全文をご覧いただくにはPDFをダウンロードしてください。

およそ4年前、私は関西への転職に伴い、奈良で永住の住まいづくりをすることになった。近年とみに話題になる地球温暖化やエネルギー資源の有限性を考えると、住宅づくりでも省エネルギーを最重要課題として考える必要がある。資源の枯渇や地域の廃棄物問題と関連付ければ、簡単に取壊したり新築することもためらわれる。

そこで、築後27年の鉄筋コンクリート造の戸建て住宅を購入し、環境にできる限り負担をかけないという目標で改修することにした。つまり既存の資源を活かし「環境共生住宅」(エコ住宅)に再生した訳だ。環境共生住宅にはいくつもの目標があるが、ここでは特に省資源・省エネルギーに重点を置いて計画した。

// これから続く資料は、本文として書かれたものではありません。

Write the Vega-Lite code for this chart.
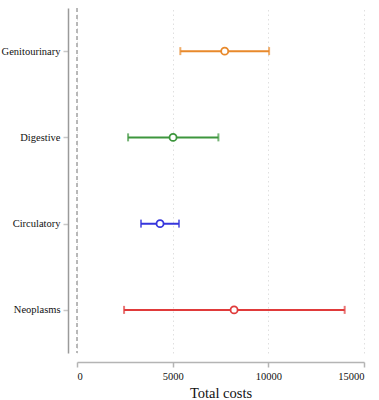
{
  "$schema": "https://vega.github.io/schema/vega-lite/v6.json",
  "width": 287,
  "height": 345,
  "autosize": {"type": "none"},
  "padding": {"left": 77, "top": 8, "right": 15, "bottom": 47},
  "background": "white",
  "config": {
    "view": {"stroke": null},
    "font": "Liberation Serif",
    "axis": {"labelFont": "Liberation Serif", "titleFont": "Liberation Serif"}
  },
  "data": {
    "values": [
      {"cause": "Genitourinary", "low": 5400, "est": 7720, "high": 10040},
      {"cause": "Digestive", "low": 2670, "est": 5020, "high": 7390},
      {"cause": "Circulatory", "low": 3345, "est": 4340, "high": 5330},
      {"cause": "Neoplasms", "low": 2460, "est": 8210, "high": 13990}
    ]
  },
  "encoding": {
    "y": {
      "field": "cause",
      "type": "nominal",
      "sort": ["Genitourinary", "Digestive", "Circulatory", "Neoplasms"],
      "scale": {"type": "point", "padding": 0.5},
      "axis": {
        "title": null,
        "offset": 9,
        "domainColor": "#9a9a9a",
        "domainWidth": 1.5,
        "tickColor": "#c8c8c8",
        "tickWidth": 1.5,
        "tickSize": 5,
        "labelFont": "Liberation Serif",
        "labelFontSize": 10.5,
        "labelColor": "#111111",
        "labelPadding": 3,
        "grid": false
      }
    },
    "color": {
      "field": "cause",
      "type": "nominal",
      "scale": {
        "domain": ["Genitourinary", "Digestive", "Circulatory", "Neoplasms"],
        "range": ["#e8892b", "#3d963d", "#3535dc", "#e03a3a"]
      },
      "legend": null
    }
  },
  "layer": [
    {
      "mark": {"type": "rule", "color": "#b4b4b4", "strokeDash": [4, 3], "strokeWidth": 1},
      "encoding": {"x": {"datum": 0, "type": "quantitative"}, "y": null, "color": null}
    },
    {
      "mark": {"type": "rule", "strokeWidth": 2},
      "encoding": {
        "x": {
          "field": "low",
          "type": "quantitative",
          "scale": {"domain": [0, 15000], "nice": false, "zero": false},
          "axis": {
            "title": "Total costs",
            "titleFont": "Liberation Serif",
            "titleFontSize": 14.5,
            "titleFontWeight": "normal",
            "titleColor": "#111111",
            "titlePadding": 5,
            "offset": 9,
            "values": [0, 5000, 10000, 15000],
            "format": "d",
            "domainColor": "#b4b4b4",
            "domainWidth": 1.5,
            "tickColor": "#b4b4b4",
            "tickWidth": 1.5,
            "tickSize": 5,
            "labelFont": "Liberation Serif",
            "labelFontSize": 10.5,
            "labelColor": "#111111",
            "labelPadding": 4,
            "grid": true,
            "gridColor": "#e0e0e0",
            "gridDash": [1.5, 3],
            "gridWidth": 1
          }
        },
        "x2": {"field": "high"}
      }
    },
    {
      "mark": {"type": "tick", "orient": "vertical", "size": 8, "thickness": 2},
      "encoding": {"x": {"field": "low", "type": "quantitative"}}
    },
    {
      "mark": {"type": "tick", "orient": "vertical", "size": 8, "thickness": 2},
      "encoding": {"x": {"field": "high", "type": "quantitative"}}
    },
    {
      "mark": {"type": "point", "shape": "circle", "filled": false, "fill": "white", "fillOpacity": 1, "size": 50, "strokeWidth": 1.8, "opacity": 1},
      "encoding": {"x": {"field": "est", "type": "quantitative"}}
    }
  ]
}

以下、改修のあらましと実際の暮らしぶりを紹介し、これからの住まいづくりの一方向を提案したい。なお、この住宅改修と暮らしの様子について、「わが家をエコ住宅に」を学芸出版社から出版した。ご関心のある方はご一読頂きたい。

1)省資源・長寿命化

日本の住宅は平均30年くらいで建替えられているらしい。欧米の100年前後と比べて、あまりにも短命だ。時間が醸す味が出る前にゴミとなってしまい、その繰り返しではいつまでも本物が蓄積されない。長寿命で省エネ性の高い住宅を新築するのも環境に配慮した住まいづくりだが、既築のエコ改修は、資源の有効利用から見てさらに有益と言えるだろう。

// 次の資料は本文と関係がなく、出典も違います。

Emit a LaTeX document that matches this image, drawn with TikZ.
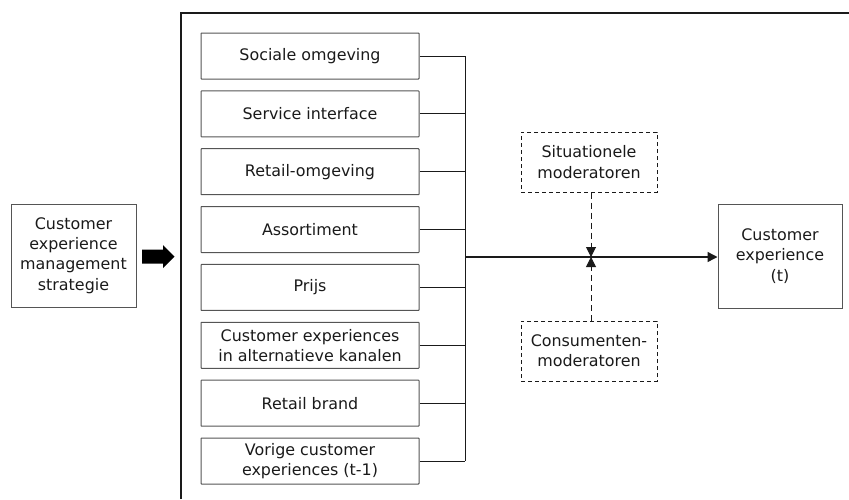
\documentclass[tikz,border=0pt]{standalone}
\usepackage{fontspec}
\setmainfont{DejaVu Sans}
\usetikzlibrary{arrows.meta}
\definecolor{ink}{HTML}{1A1A1A}
\definecolor{edge}{HTML}{555555}
\tikzset{
  every node/.style={text=ink, font=\fontsize{15.9}{20.3}\selectfont, align=center, inner sep=0pt},
  factor/.style={draw=edge, line width=1pt, rounded corners=0.6pt, minimum width=218pt, minimum height=46pt},
  solidbox/.style={draw=edge, line width=1pt},
  modbox/.style={draw=ink, line width=1pt, dash pattern=on 4pt off 3pt, minimum width=136pt, minimum height=60pt},
  bus/.style={draw=ink, line width=0.9pt},
  tip/.style={-{Triangle[length=10pt,width=10pt]}},
  modline/.style={draw=ink, line width=1pt, dash pattern=on 6pt off 4pt}
}
\begin{document}
\begin{tikzpicture}[x=1pt,y=-1pt]
\useasboundingbox (0,0) rectangle (849,499);

% outer frame (open at bottom and right)
\draw[line width=1.2pt, draw=ink] (181,499) -- (181,13) -- (849,13);

% strategy box and block arrow into the frame
\node[solidbox, minimum width=125pt, minimum height=103pt] (strat) at (73.5,255.5)
  {Customer\\experience\\management\\strategie};
\fill[black] (142,249.5) -- (163,249.5) -- (163,245) -- (174.5,256.5)
  -- (163,268) -- (163,263.5) -- (142,263.5) -- cycle;

% the eight factors
\foreach \nm/\txt [count=\k from 0] in {
  f1/{Sociale omgeving},
  f2/{Service interface},
  f3/{Retail-omgeving},
  f4/{Assortiment},
  f5/{Prijs},
  f6/{Customer experiences\\in alternatieve kanalen},
  f7/{Retail brand},
  f8/{Vorige customer\\experiences (t-1)}}
{
  \node[factor] (\nm) at (310, 56+57.86*\k) {\txt};
}

% collecting bus
\coordinate (busx) at (465,0);
\foreach \nm in {f1,f2,f3,f4,f5,f6,f7,f8}
  \draw[bus] (\nm.east) -- (\nm.east -| busx);
\draw[bus] (f1.east -| busx) -- (f8.east -| busx);

% outcome
\node[solidbox, minimum width=124pt, minimum height=104pt] (cx) at (780,256)
  {Customer\\experience\\(t)};
\coordinate (hub) at (465,257);
\draw[draw=ink, line width=1.4pt, tip] (hub) -- (hub -| cx.west);

% moderators
\node[modbox] (sit) at (589,162) {Situationele\\moderatoren};
\node[modbox] (con) at (589,351) {Consumenten-\\moderatoren};
\coordinate (meet) at (591,257);
\draw[modline, tip] (meet |- sit.south) -- (meet);
\draw[modline, tip] (meet |- con.north) -- (meet);
\end{tikzpicture}
\end{document}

長寿命化の対策に先立ってコンクリートの劣化診断をした。強度的には全く問題無く、一部のサンプルで中性化が鉄筋の深さまで進んでいた。しかし、全体として見れば健全な状態にあり、まだまだ使えることを確認した。

躯体の寿命を伸ばす具体策としては、屋上の防水を更新したほか、最も厳しい状態に置かれるパラペット天端を金属笠木または防水材で保護し、後で述べる外断熱工法で外壁の主要部分を熱と雨水から遠ざけた。また、大きな片持ち梁の玄関庇はたわみで下がっていたので、ジャッキアップをして鋼管の柱で支えることにした。

改修工事の中で不要になった部材の再利用も省資源に役立つ。ここではガラス、床材、コンクリート、紙障子などをいろいろな形で再利用または別な目的に転用した。